▸ **Problem requirements**
The data must be written out once more, precisely as given.

------------------------------------------------------------

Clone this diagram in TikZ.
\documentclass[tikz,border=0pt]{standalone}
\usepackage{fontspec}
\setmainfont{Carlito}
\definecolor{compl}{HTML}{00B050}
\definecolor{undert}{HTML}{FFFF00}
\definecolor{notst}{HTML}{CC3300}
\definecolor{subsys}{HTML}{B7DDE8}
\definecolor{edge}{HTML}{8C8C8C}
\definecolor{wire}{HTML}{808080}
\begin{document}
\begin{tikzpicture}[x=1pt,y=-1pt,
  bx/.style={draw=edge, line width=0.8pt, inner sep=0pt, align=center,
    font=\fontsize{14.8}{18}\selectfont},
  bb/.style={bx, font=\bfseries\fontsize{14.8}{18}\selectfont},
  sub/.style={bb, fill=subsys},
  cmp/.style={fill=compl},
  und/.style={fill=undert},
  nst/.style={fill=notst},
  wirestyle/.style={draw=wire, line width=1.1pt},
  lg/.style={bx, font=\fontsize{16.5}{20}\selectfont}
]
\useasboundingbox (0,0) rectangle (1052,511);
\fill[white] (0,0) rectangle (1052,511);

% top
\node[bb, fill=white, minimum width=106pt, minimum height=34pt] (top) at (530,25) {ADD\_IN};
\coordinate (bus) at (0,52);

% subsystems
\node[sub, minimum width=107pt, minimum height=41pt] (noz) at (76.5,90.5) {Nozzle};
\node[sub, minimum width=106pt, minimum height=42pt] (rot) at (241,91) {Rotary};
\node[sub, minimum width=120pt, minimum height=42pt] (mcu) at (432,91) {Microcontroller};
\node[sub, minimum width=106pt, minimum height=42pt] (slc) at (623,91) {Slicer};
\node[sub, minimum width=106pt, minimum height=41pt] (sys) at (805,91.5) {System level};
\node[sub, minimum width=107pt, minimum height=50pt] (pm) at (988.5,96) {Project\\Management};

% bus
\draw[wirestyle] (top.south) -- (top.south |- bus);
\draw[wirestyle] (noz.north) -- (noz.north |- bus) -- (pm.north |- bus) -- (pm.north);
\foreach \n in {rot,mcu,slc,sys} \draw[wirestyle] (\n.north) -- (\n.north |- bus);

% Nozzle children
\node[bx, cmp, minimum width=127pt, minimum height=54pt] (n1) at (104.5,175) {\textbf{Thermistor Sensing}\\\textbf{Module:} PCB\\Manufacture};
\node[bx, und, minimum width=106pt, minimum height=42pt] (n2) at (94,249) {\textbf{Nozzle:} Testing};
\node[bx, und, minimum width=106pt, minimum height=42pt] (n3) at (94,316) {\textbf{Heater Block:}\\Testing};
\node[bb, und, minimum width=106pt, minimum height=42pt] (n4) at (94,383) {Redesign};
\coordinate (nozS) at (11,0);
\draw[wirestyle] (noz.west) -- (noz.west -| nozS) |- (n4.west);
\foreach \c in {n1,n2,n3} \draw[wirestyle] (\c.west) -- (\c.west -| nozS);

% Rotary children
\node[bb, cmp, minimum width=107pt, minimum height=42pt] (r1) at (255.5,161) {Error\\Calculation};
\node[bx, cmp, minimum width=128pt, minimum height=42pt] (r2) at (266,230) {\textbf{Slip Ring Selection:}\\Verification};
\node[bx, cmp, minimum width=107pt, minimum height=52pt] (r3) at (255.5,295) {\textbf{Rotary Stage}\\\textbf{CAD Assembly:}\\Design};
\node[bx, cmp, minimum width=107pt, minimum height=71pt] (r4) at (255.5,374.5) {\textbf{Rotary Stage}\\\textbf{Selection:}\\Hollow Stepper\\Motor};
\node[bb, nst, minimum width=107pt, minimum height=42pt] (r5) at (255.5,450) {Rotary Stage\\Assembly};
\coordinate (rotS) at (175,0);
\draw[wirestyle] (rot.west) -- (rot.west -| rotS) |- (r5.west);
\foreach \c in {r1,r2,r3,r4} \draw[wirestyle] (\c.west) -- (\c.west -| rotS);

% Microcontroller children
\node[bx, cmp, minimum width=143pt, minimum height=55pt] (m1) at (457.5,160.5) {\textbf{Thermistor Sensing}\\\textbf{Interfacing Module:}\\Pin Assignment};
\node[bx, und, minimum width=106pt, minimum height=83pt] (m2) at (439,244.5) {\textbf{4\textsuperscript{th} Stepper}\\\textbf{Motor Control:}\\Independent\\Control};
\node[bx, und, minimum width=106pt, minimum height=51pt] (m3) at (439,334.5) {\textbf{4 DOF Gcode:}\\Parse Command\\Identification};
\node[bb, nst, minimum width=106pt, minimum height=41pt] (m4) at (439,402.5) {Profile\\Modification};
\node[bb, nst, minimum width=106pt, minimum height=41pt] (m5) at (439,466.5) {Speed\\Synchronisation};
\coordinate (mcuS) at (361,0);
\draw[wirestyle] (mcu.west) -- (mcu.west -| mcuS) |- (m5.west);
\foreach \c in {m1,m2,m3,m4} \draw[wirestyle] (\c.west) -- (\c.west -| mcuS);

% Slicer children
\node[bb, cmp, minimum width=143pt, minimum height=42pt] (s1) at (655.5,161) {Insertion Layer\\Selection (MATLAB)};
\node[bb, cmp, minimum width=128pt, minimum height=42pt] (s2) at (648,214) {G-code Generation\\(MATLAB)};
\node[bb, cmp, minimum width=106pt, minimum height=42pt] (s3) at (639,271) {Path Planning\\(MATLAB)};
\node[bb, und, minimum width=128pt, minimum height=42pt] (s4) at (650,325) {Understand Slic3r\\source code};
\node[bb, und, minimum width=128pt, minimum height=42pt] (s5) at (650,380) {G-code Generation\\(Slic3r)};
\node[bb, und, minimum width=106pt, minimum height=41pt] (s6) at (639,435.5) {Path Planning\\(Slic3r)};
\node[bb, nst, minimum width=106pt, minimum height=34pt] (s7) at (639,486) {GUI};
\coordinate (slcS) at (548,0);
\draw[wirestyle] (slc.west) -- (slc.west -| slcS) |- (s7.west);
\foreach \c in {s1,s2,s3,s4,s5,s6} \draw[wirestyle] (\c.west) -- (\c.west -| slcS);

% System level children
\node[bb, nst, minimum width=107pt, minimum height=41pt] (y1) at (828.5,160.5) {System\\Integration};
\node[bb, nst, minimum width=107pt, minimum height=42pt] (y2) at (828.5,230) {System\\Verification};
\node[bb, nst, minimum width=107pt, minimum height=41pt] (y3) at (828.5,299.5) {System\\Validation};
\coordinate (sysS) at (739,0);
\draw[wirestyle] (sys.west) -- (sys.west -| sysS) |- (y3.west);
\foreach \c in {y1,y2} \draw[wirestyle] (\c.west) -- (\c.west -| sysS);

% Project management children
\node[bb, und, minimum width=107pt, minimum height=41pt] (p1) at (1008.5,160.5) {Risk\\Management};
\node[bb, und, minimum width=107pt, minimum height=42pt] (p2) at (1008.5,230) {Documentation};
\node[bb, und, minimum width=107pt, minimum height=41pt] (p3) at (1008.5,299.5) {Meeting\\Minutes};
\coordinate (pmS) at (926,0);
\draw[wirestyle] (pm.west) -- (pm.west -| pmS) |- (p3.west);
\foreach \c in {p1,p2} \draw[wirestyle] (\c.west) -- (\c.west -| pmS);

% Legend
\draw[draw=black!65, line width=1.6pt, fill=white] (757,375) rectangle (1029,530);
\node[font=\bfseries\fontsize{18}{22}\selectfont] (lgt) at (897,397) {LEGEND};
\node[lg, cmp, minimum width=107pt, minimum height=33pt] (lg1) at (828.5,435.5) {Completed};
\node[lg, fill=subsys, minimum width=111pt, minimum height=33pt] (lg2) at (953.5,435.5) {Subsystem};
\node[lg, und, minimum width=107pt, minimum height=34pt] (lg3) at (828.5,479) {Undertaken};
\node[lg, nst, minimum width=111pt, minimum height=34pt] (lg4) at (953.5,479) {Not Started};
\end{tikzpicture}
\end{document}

------------------------------------------------------------

▸ **Exercise answer**
Clone this diagram in TikZ.
\documentclass[tikz,border=0pt]{standalone}
\usepackage{fontspec}
\setmainfont{Carlito}
\definecolor{compl}{HTML}{00B050}
\definecolor{undert}{HTML}{FFFF00}
\definecolor{notst}{HTML}{CC3300}
\definecolor{subsys}{HTML}{B7DDE8}
\definecolor{edge}{HTML}{8C8C8C}
\definecolor{wire}{HTML}{808080}
\begin{document}
\begin{tikzpicture}[x=1pt,y=-1pt,
  bx/.style={draw=edge, line width=0.8pt, inner sep=0pt, align=center,
    font=\fontsize{14.8}{18}\selectfont},
  bb/.style={bx, font=\bfseries\fontsize{14.8}{18}\selectfont},
  sub/.style={bb, fill=subsys},
  cmp/.style={fill=compl},
  und/.style={fill=undert},
  nst/.style={fill=notst},
  wirestyle/.style={draw=wire, line width=1.1pt},
  lg/.style={bx, font=\fontsize{16.5}{20}\selectfont}
]
\useasboundingbox (0,0) rectangle (1052,511);
\fill[white] (0,0) rectangle (1052,511);

% top
\node[bb, fill=white, minimum width=106pt, minimum height=34pt] (top) at (530,25) {ADD\_IN};
\coordinate (bus) at (0,52);

% subsystems
\node[sub, minimum width=107pt, minimum height=41pt] (noz) at (76.5,90.5) {Nozzle};
\node[sub, minimum width=106pt, minimum height=42pt] (rot) at (241,91) {Rotary};
\node[sub, minimum width=120pt, minimum height=42pt] (mcu) at (432,91) {Microcontroller};
\node[sub, minimum width=106pt, minimum height=42pt] (slc) at (623,91) {Slicer};
\node[sub, minimum width=106pt, minimum height=41pt] (sys) at (805,91.5) {System level};
\node[sub, minimum width=107pt, minimum height=50pt] (pm) at (988.5,96) {Project\\Management};

% bus
\draw[wirestyle] (top.south) -- (top.south |- bus);
\draw[wirestyle] (noz.north) -- (noz.north |- bus) -- (pm.north |- bus) -- (pm.north);
\foreach \n in {rot,mcu,slc,sys} \draw[wirestyle] (\n.north) -- (\n.north |- bus);

% Nozzle children
\node[bx, cmp, minimum width=127pt, minimum height=54pt] (n1) at (104.5,175) {\textbf{Thermistor Sensing}\\\textbf{Module:} PCB\\Manufacture};
\node[bx, und, minimum width=106pt, minimum height=42pt] (n2) at (94,249) {\textbf{Nozzle:} Testing};
\node[bx, und, minimum width=106pt, minimum height=42pt] (n3) at (94,316) {\textbf{Heater Block:}\\Testing};
\node[bb, und, minimum width=106pt, minimum height=42pt] (n4) at (94,383) {Redesign};
\coordinate (nozS) at (11,0);
\draw[wirestyle] (noz.west) -- (noz.west -| nozS) |- (n4.west);
\foreach \c in {n1,n2,n3} \draw[wirestyle] (\c.west) -- (\c.west -| nozS);

% Rotary children
\node[bb, cmp, minimum width=107pt, minimum height=42pt] (r1) at (255.5,161) {Error\\Calculation};
\node[bx, cmp, minimum width=128pt, minimum height=42pt] (r2) at (266,230) {\textbf{Slip Ring Selection:}\\Verification};
\node[bx, cmp, minimum width=107pt, minimum height=52pt] (r3) at (255.5,295) {\textbf{Rotary Stage}\\\textbf{CAD Assembly:}\\Design};
\node[bx, cmp, minimum width=107pt, minimum height=71pt] (r4) at (255.5,374.5) {\textbf{Rotary Stage}\\\textbf{Selection:}\\Hollow Stepper\\Motor};
\node[bb, nst, minimum width=107pt, minimum height=42pt] (r5) at (255.5,450) {Rotary Stage\\Assembly};
\coordinate (rotS) at (175,0);
\draw[wirestyle] (rot.west) -- (rot.west -| rotS) |- (r5.west);
\foreach \c in {r1,r2,r3,r4} \draw[wirestyle] (\c.west) -- (\c.west -| rotS);

% Microcontroller children
\node[bx, cmp, minimum width=143pt, minimum height=55pt] (m1) at (457.5,160.5) {\textbf{Thermistor Sensing}\\\textbf{Interfacing Module:}\\Pin Assignment};
\node[bx, und, minimum width=106pt, minimum height=83pt] (m2) at (439,244.5) {\textbf{4\textsuperscript{th} Stepper}\\\textbf{Motor Control:}\\Independent\\Control};
\node[bx, und, minimum width=106pt, minimum height=51pt] (m3) at (439,334.5) {\textbf{4 DOF Gcode:}\\Parse Command\\Identification};
\node[bb, nst, minimum width=106pt, minimum height=41pt] (m4) at (439,402.5) {Profile\\Modification};
\node[bb, nst, minimum width=106pt, minimum height=41pt] (m5) at (439,466.5) {Speed\\Synchronisation};
\coordinate (mcuS) at (361,0);
\draw[wirestyle] (mcu.west) -- (mcu.west -| mcuS) |- (m5.west);
\foreach \c in {m1,m2,m3,m4} \draw[wirestyle] (\c.west) -- (\c.west -| mcuS);

% Slicer children
\node[bb, cmp, minimum width=143pt, minimum height=42pt] (s1) at (655.5,161) {Insertion Layer\\Selection (MATLAB)};
\node[bb, cmp, minimum width=128pt, minimum height=42pt] (s2) at (648,214) {G-code Generation\\(MATLAB)};
\node[bb, cmp, minimum width=106pt, minimum height=42pt] (s3) at (639,271) {Path Planning\\(MATLAB)};
\node[bb, und, minimum width=128pt, minimum height=42pt] (s4) at (650,325) {Understand Slic3r\\source code};
\node[bb, und, minimum width=128pt, minimum height=42pt] (s5) at (650,380) {G-code Generation\\(Slic3r)};
\node[bb, und, minimum width=106pt, minimum height=41pt] (s6) at (639,435.5) {Path Planning\\(Slic3r)};
\node[bb, nst, minimum width=106pt, minimum height=34pt] (s7) at (639,486) {GUI};
\coordinate (slcS) at (548,0);
\draw[wirestyle] (slc.west) -- (slc.west -| slcS) |- (s7.west);
\foreach \c in {s1,s2,s3,s4,s5,s6} \draw[wirestyle] (\c.west) -- (\c.west -| slcS);

% System level children
\node[bb, nst, minimum width=107pt, minimum height=41pt] (y1) at (828.5,160.5) {System\\Integration};
\node[bb, nst, minimum width=107pt, minimum height=42pt] (y2) at (828.5,230) {System\\Verification};
\node[bb, nst, minimum width=107pt, minimum height=41pt] (y3) at (828.5,299.5) {System\\Validation};
\coordinate (sysS) at (739,0);
\draw[wirestyle] (sys.west) -- (sys.west -| sysS) |- (y3.west);
\foreach \c in {y1,y2} \draw[wirestyle] (\c.west) -- (\c.west -| sysS);

% Project management children
\node[bb, und, minimum width=107pt, minimum height=41pt] (p1) at (1008.5,160.5) {Risk\\Management};
\node[bb, und, minimum width=107pt, minimum height=42pt] (p2) at (1008.5,230) {Documentation};
\node[bb, und, minimum width=107pt, minimum height=41pt] (p3) at (1008.5,299.5) {Meeting\\Minutes};
\coordinate (pmS) at (926,0);
\draw[wirestyle] (pm.west) -- (pm.west -| pmS) |- (p3.west);
\foreach \c in {p1,p2} \draw[wirestyle] (\c.west) -- (\c.west -| pmS);

% Legend
\draw[draw=black!65, line width=1.6pt, fill=white] (757,375) rectangle (1029,530);
\node[font=\bfseries\fontsize{18}{22}\selectfont] (lgt) at (897,397) {LEGEND};
\node[lg, cmp, minimum width=107pt, minimum height=33pt] (lg1) at (828.5,435.5) {Completed};
\node[lg, fill=subsys, minimum width=111pt, minimum height=33pt] (lg2) at (953.5,435.5) {Subsystem};
\node[lg, und, minimum width=107pt, minimum height=34pt] (lg3) at (828.5,479) {Undertaken};
\node[lg, nst, minimum width=111pt, minimum height=34pt] (lg4) at (953.5,479) {Not Started};
\end{tikzpicture}
\end{document}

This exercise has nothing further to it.